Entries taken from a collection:
=-=-=-=-=

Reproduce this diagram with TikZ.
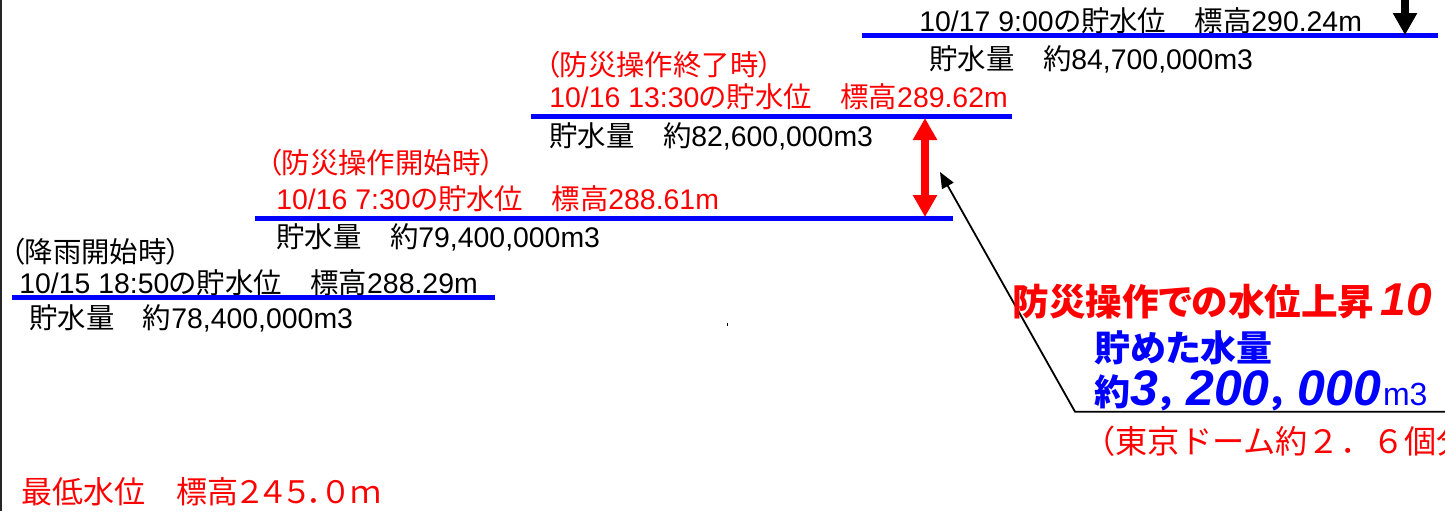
\documentclass[tikz,border=0pt]{standalone}
\usepackage{fontspec}
\setmainfont{Liberation Sans}
\newfontfamily\jp{Noto Sans CJK JP}[RawFeature=+palt]
\newfontfamily\jpf{Noto Sans CJK JP}
\usetikzlibrary{arrows.meta}
\definecolor{pblue}{RGB}{0,0,255}
\definecolor{pred}{RGB}{255,0,0}
\newcommand\J[1]{{\jp #1}}
\begin{document}
\begin{tikzpicture}[x=0.5pt,y=-0.5pt,
  lbl/.style={anchor=base west, inner sep=0pt, font=\fontsize{14.2}{16}\selectfont},
  level/.style={draw=pblue, line width=2.5pt},
  bigarrow/.style={line width=3.8pt}]
\useasboundingbox (0,0) rectangle (1445,511);
\clip (0,0) rectangle (1445,511);
% left frame line
\draw[line width=1.25pt, black!85] (1.2,0) -- (1.2,511);
% level 1
\node[lbl] (t1) at (10,262.5) {\J{（降雨開始時）}};
\node[lbl] (d1) at (19,293.5) {10/15 18:50\J{の貯水位　標高}288.29m};
\draw[level] (12,297.5) -- (495,297.5);
\node[lbl] (v1) at (29,328.5) {\J{貯水量　約}78,400,000m3};
% level 2
\node[lbl, text=pred] (t2) at (267,173.5) {\J{（防災操作開始時）}};
\node[lbl, text=pred] (d2) at (276,209.5) {10/16 7:30\J{の貯水位　標高}288.61m};
\draw[level] (255,218) -- (953,218);
\node[lbl] (v2) at (276,247.5) {\J{貯水量　約}79,400,000m3};
% level 3
\node[lbl, text=pred] (t3) at (545,75.5) {\J{（防災操作終了時）}};
\node[lbl, text=pred] (d3) at (549,107.5) {10/16 13:30\J{の貯水位　標高}289.62m};
\draw[level] (531,116) -- (1012,116);
\node[lbl] (v3) at (549,146.5) {\J{貯水量　約}82,600,000m3};
% level 4
\node[lbl] (d4) at (919,31.5) {10/17 9:00\J{の貯水位　標高}290.24m};
\draw[level] (862,35.5) -- (1438,35.5);
\node[lbl] (v4) at (929,69.5) {\J{貯水量　約}84,700,000m3};
% arrows
\coordinate (topin) at (1405,-6);
\coordinate (L4t) at (1405,35);
\draw[bigarrow, black, -{Triangle[width=11.5pt,length=11pt]}] (topin) -- (L4t);
\coordinate (L3b) at (925,118);
\coordinate (L2t) at (925,217);
\draw[bigarrow, pred, {Triangle[width=11.5pt,length=11pt]}-{Triangle[width=11.5pt,length=11pt]}] (L3b) -- (L2t);
% callout
\coordinate (rightend) at (1450,411.7);
\coordinate (corner) at (1075,411.7);
\coordinate (ptip) at (940,172);
\draw[line width=0.9pt, -{Triangle[width=6.5pt,length=8pt]}] (rightend) -- (corner) -- (ptip);
\node[anchor=base west, inner sep=0pt, text=pred, font=\fontsize{18.3}{20}\selectfont] (rise) at (1012,315.6)
  {\J{\bfseries 防災操作での水位上昇}\kern3pt{\fontsize{23}{24}\selectfont\bfseries\itshape 10}};
\node[anchor=base west, inner sep=0pt, text=pblue, font=\fontsize{18}{20}\selectfont] (stored) at (1094,361)
  {\J{\bfseries 貯めた水量}};
\node[anchor=base west, inner sep=0pt, text=pblue, font=\fontsize{18}{20}\selectfont] (vol) at (1094,405)
  {\J{\bfseries 約}{\fontsize{25}{26}\selectfont\bfseries\itshape 3}\kern1pt\J{\bfseries ，}\kern4pt{\fontsize{25}{26}\selectfont\bfseries\itshape 200}\kern1pt\J{\bfseries ，}\kern4pt{\fontsize{25}{26}\selectfont\bfseries\itshape 000}\kern1pt{\fontsize{16}{18}\selectfont m3}};
\node[anchor=base west, inner sep=0pt, text=pred, font=\fontsize{16.1}{18}\selectfont] (dome) at (1083,453.5)
  {{\jpf （東京ドーム約２．６個分}};
% minimum level
\node[anchor=base west, inner sep=0pt, text=pred, font=\fontsize{15.5}{17}\selectfont] (minlv) at (21,503)
  {\J{最低水位　標高２４５．０ｍ}};
% small mark
\fill (726.5,323) rectangle (727.5,326);
\end{tikzpicture}
\end{document}
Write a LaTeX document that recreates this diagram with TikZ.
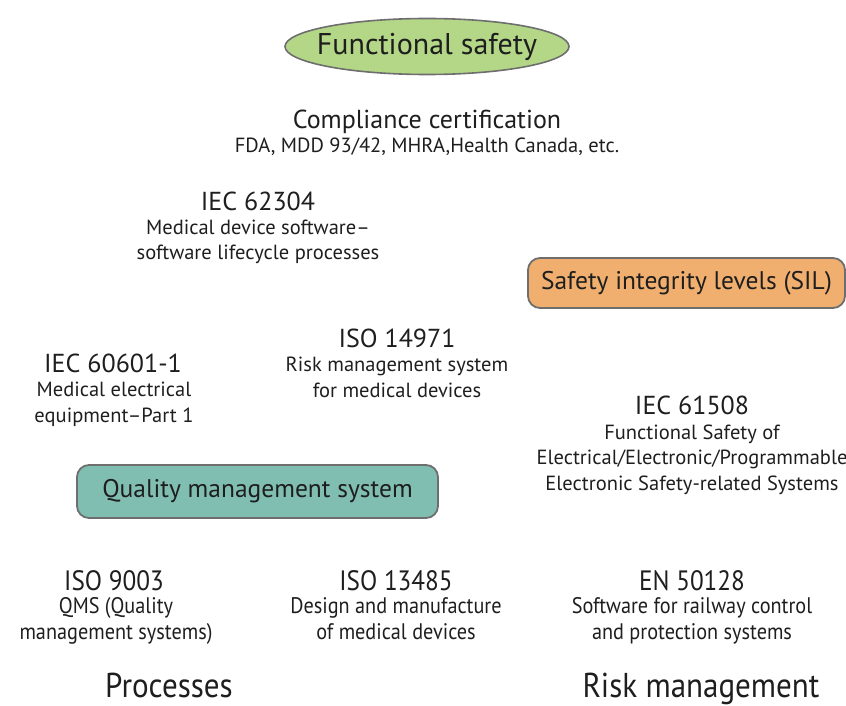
\documentclass[tikz,border=0pt]{standalone}
\usepackage{fontspec}
\setmainfont{PT Sans}
\newfontfamily\condfont[FakeStretch=0.9]{PT Sans}
\usetikzlibrary{shapes.geometric}
\definecolor{fsgreen}{RGB}{179,215,134}
\definecolor{silorange}{RGB}{240,175,110}
\definecolor{qmsteal}{RGB}{128,190,178}
\definecolor{edgegray}{RGB}{110,110,110}
\definecolor{txt}{RGB}{30,30,30}
\tikzset{
  headtext/.style={anchor=base, text=txt, inner sep=0pt, font=\fontsize{26}{30}\selectfont},
  desctext/.style={anchor=base, text=txt, inner sep=0pt, align=center, font=\fontsize{20.5}{25.5}\selectfont},
  condhead/.style={anchor=base, text=txt, inner sep=0pt, font=\condfont\fontsize{28}{32}\selectfont},
  conddesc/.style={anchor=base, text=txt, inner sep=0pt, align=center, font=\condfont\fontsize{22.5}{26}\selectfont},
  bigtext/.style={anchor=base, text=txt, inner sep=0pt, font=\condfont\fontsize{34.5}{38}\selectfont},
  roundbox/.style={draw=edgegray, line width=1.8pt, rounded corners=12pt, text=txt,
     font=\fontsize{25.5}{30}\selectfont, inner sep=0pt},
  ovalbox/.style={ellipse, draw=edgegray, line width=1.6pt, fill=fsgreen, text=txt,
     font=\fontsize{30}{34}\selectfont, inner xsep=-12pt, inner ysep=-4pt}
}
\begin{document}
\begin{tikzpicture}[x=1pt,y=-1pt]
\useasboundingbox (0,0) rectangle (846,706);

\node[ovalbox, minimum width=284pt, minimum height=56pt] (fs) at (427,46.5) {Functional safety};

\node[headtext] (comp) at (427,129) {Compliance certification};
\node[desctext] (compd) at (427,153) {FDA, MDD 93/42, MHRA,Health Canada, etc.};

\node[headtext] (iec62304) at (258,210) {IEC 62304};
\node[desctext] (iec62304d) at (258,259.5) {Medical device software--\\software lifecycle processes};

\node[roundbox, fill=silorange, minimum width=317pt, minimum height=50pt] (sil) at (686.5,283) {Safety integrity levels (SIL)};

\node[headtext] (iso14971) at (397,347) {ISO 14971};
\node[desctext] (iso14971d) at (397,397) {Risk management system\\for medical devices};

\node[headtext] (iec60601) at (113,372) {IEC 60601-1};
\node[desctext] (iec60601d) at (114,422) {Medical electrical\\equipment--Part 1};

\node[headtext] (iec61508) at (692,414) {IEC 61508};
\node[desctext] (iec61508d) at (692,490) {Functional Safety of\\Electrical/Electronic/Programmable\\Electronic Safety-related Systems};

\node[roundbox, fill=qmsteal, minimum width=361pt, minimum height=53pt] (qms) at (257.5,491.5) {Quality management system};

\node[condhead] (iso9003) at (114,590) {ISO 9003};
\node[conddesc] (iso9003d) at (116,639) {QMS (Quality\\management systems)};

\node[condhead] (iso13485) at (396,590) {ISO 13485};
\node[conddesc] (iso13485d) at (396,639) {Design and manufacture\\of medical devices};

\node[condhead] (en50128) at (692,590) {EN 50128};
\node[conddesc] (en50128d) at (692,639) {Software for railway control\\and protection systems};

\node[bigtext] (proc) at (169,697.5) {Processes};
\node[bigtext] (risk) at (701,697.5) {Risk management};
\end{tikzpicture}
\end{document}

=-=-=-=-=

▶ Exercise instructions
Print the whole listing above once more, word for word, without its pictures.

▶ Worked answer
Reproduce this diagram with TikZ.
\documentclass[tikz,border=0pt]{standalone}
\usepackage{fontspec}
\setmainfont{Liberation Sans}
\newfontfamily\jp{Noto Sans CJK JP}[RawFeature=+palt]
\newfontfamily\jpf{Noto Sans CJK JP}
\usetikzlibrary{arrows.meta}
\definecolor{pblue}{RGB}{0,0,255}
\definecolor{pred}{RGB}{255,0,0}
\newcommand\J[1]{{\jp #1}}
\begin{document}
\begin{tikzpicture}[x=0.5pt,y=-0.5pt,
  lbl/.style={anchor=base west, inner sep=0pt, font=\fontsize{14.2}{16}\selectfont},
  level/.style={draw=pblue, line width=2.5pt},
  bigarrow/.style={line width=3.8pt}]
\useasboundingbox (0,0) rectangle (1445,511);
\clip (0,0) rectangle (1445,511);
% left frame line
\draw[line width=1.25pt, black!85] (1.2,0) -- (1.2,511);
% level 1
\node[lbl] (t1) at (10,262.5) {\J{（降雨開始時）}};
\node[lbl] (d1) at (19,293.5) {10/15 18:50\J{の貯水位　標高}288.29m};
\draw[level] (12,297.5) -- (495,297.5);
\node[lbl] (v1) at (29,328.5) {\J{貯水量　約}78,400,000m3};
% level 2
\node[lbl, text=pred] (t2) at (267,173.5) {\J{（防災操作開始時）}};
\node[lbl, text=pred] (d2) at (276,209.5) {10/16 7:30\J{の貯水位　標高}288.61m};
\draw[level] (255,218) -- (953,218);
\node[lbl] (v2) at (276,247.5) {\J{貯水量　約}79,400,000m3};
% level 3
\node[lbl, text=pred] (t3) at (545,75.5) {\J{（防災操作終了時）}};
\node[lbl, text=pred] (d3) at (549,107.5) {10/16 13:30\J{の貯水位　標高}289.62m};
\draw[level] (531,116) -- (1012,116);
\node[lbl] (v3) at (549,146.5) {\J{貯水量　約}82,600,000m3};
% level 4
\node[lbl] (d4) at (919,31.5) {10/17 9:00\J{の貯水位　標高}290.24m};
\draw[level] (862,35.5) -- (1438,35.5);
\node[lbl] (v4) at (929,69.5) {\J{貯水量　約}84,700,000m3};
% arrows
\coordinate (topin) at (1405,-6);
\coordinate (L4t) at (1405,35);
\draw[bigarrow, black, -{Triangle[width=11.5pt,length=11pt]}] (topin) -- (L4t);
\coordinate (L3b) at (925,118);
\coordinate (L2t) at (925,217);
\draw[bigarrow, pred, {Triangle[width=11.5pt,length=11pt]}-{Triangle[width=11.5pt,length=11pt]}] (L3b) -- (L2t);
% callout
\coordinate (rightend) at (1450,411.7);
\coordinate (corner) at (1075,411.7);
\coordinate (ptip) at (940,172);
\draw[line width=0.9pt, -{Triangle[width=6.5pt,length=8pt]}] (rightend) -- (corner) -- (ptip);
\node[anchor=base west, inner sep=0pt, text=pred, font=\fontsize{18.3}{20}\selectfont] (rise) at (1012,315.6)
  {\J{\bfseries 防災操作での水位上昇}\kern3pt{\fontsize{23}{24}\selectfont\bfseries\itshape 10}};
\node[anchor=base west, inner sep=0pt, text=pblue, font=\fontsize{18}{20}\selectfont] (stored) at (1094,361)
  {\J{\bfseries 貯めた水量}};
\node[anchor=base west, inner sep=0pt, text=pblue, font=\fontsize{18}{20}\selectfont] (vol) at (1094,405)
  {\J{\bfseries 約}{\fontsize{25}{26}\selectfont\bfseries\itshape 3}\kern1pt\J{\bfseries ，}\kern4pt{\fontsize{25}{26}\selectfont\bfseries\itshape 200}\kern1pt\J{\bfseries ，}\kern4pt{\fontsize{25}{26}\selectfont\bfseries\itshape 000}\kern1pt{\fontsize{16}{18}\selectfont m3}};
\node[anchor=base west, inner sep=0pt, text=pred, font=\fontsize{16.1}{18}\selectfont] (dome) at (1083,453.5)
  {{\jpf （東京ドーム約２．６個分}};
% minimum level
\node[anchor=base west, inner sep=0pt, text=pred, font=\fontsize{15.5}{17}\selectfont] (minlv) at (21,503)
  {\J{最低水位　標高２４５．０ｍ}};
% small mark
\fill (726.5,323) rectangle (727.5,326);
\end{tikzpicture}
\end{document}
Write a LaTeX document that recreates this diagram with TikZ.
\documentclass[tikz,border=0pt]{standalone}
\usepackage{fontspec}
\setmainfont{PT Sans}
\newfontfamily\condfont[FakeStretch=0.9]{PT Sans}
\usetikzlibrary{shapes.geometric}
\definecolor{fsgreen}{RGB}{179,215,134}
\definecolor{silorange}{RGB}{240,175,110}
\definecolor{qmsteal}{RGB}{128,190,178}
\definecolor{edgegray}{RGB}{110,110,110}
\definecolor{txt}{RGB}{30,30,30}
\tikzset{
  headtext/.style={anchor=base, text=txt, inner sep=0pt, font=\fontsize{26}{30}\selectfont},
  desctext/.style={anchor=base, text=txt, inner sep=0pt, align=center, font=\fontsize{20.5}{25.5}\selectfont},
  condhead/.style={anchor=base, text=txt, inner sep=0pt, font=\condfont\fontsize{28}{32}\selectfont},
  conddesc/.style={anchor=base, text=txt, inner sep=0pt, align=center, font=\condfont\fontsize{22.5}{26}\selectfont},
  bigtext/.style={anchor=base, text=txt, inner sep=0pt, font=\condfont\fontsize{34.5}{38}\selectfont},
  roundbox/.style={draw=edgegray, line width=1.8pt, rounded corners=12pt, text=txt,
     font=\fontsize{25.5}{30}\selectfont, inner sep=0pt},
  ovalbox/.style={ellipse, draw=edgegray, line width=1.6pt, fill=fsgreen, text=txt,
     font=\fontsize{30}{34}\selectfont, inner xsep=-12pt, inner ysep=-4pt}
}
\begin{document}
\begin{tikzpicture}[x=1pt,y=-1pt]
\useasboundingbox (0,0) rectangle (846,706);

\node[ovalbox, minimum width=284pt, minimum height=56pt] (fs) at (427,46.5) {Functional safety};

\node[headtext] (comp) at (427,129) {Compliance certification};
\node[desctext] (compd) at (427,153) {FDA, MDD 93/42, MHRA,Health Canada, etc.};

\node[headtext] (iec62304) at (258,210) {IEC 62304};
\node[desctext] (iec62304d) at (258,259.5) {Medical device software--\\software lifecycle processes};

\node[roundbox, fill=silorange, minimum width=317pt, minimum height=50pt] (sil) at (686.5,283) {Safety integrity levels (SIL)};

\node[headtext] (iso14971) at (397,347) {ISO 14971};
\node[desctext] (iso14971d) at (397,397) {Risk management system\\for medical devices};

\node[headtext] (iec60601) at (113,372) {IEC 60601-1};
\node[desctext] (iec60601d) at (114,422) {Medical electrical\\equipment--Part 1};

\node[headtext] (iec61508) at (692,414) {IEC 61508};
\node[desctext] (iec61508d) at (692,490) {Functional Safety of\\Electrical/Electronic/Programmable\\Electronic Safety-related Systems};

\node[roundbox, fill=qmsteal, minimum width=361pt, minimum height=53pt] (qms) at (257.5,491.5) {Quality management system};

\node[condhead] (iso9003) at (114,590) {ISO 9003};
\node[conddesc] (iso9003d) at (116,639) {QMS (Quality\\management systems)};

\node[condhead] (iso13485) at (396,590) {ISO 13485};
\node[conddesc] (iso13485d) at (396,639) {Design and manufacture\\of medical devices};

\node[condhead] (en50128) at (692,590) {EN 50128};
\node[conddesc] (en50128d) at (692,639) {Software for railway control\\and protection systems};

\node[bigtext] (proc) at (169,697.5) {Processes};
\node[bigtext] (risk) at (701,697.5) {Risk management};
\end{tikzpicture}
\end{document}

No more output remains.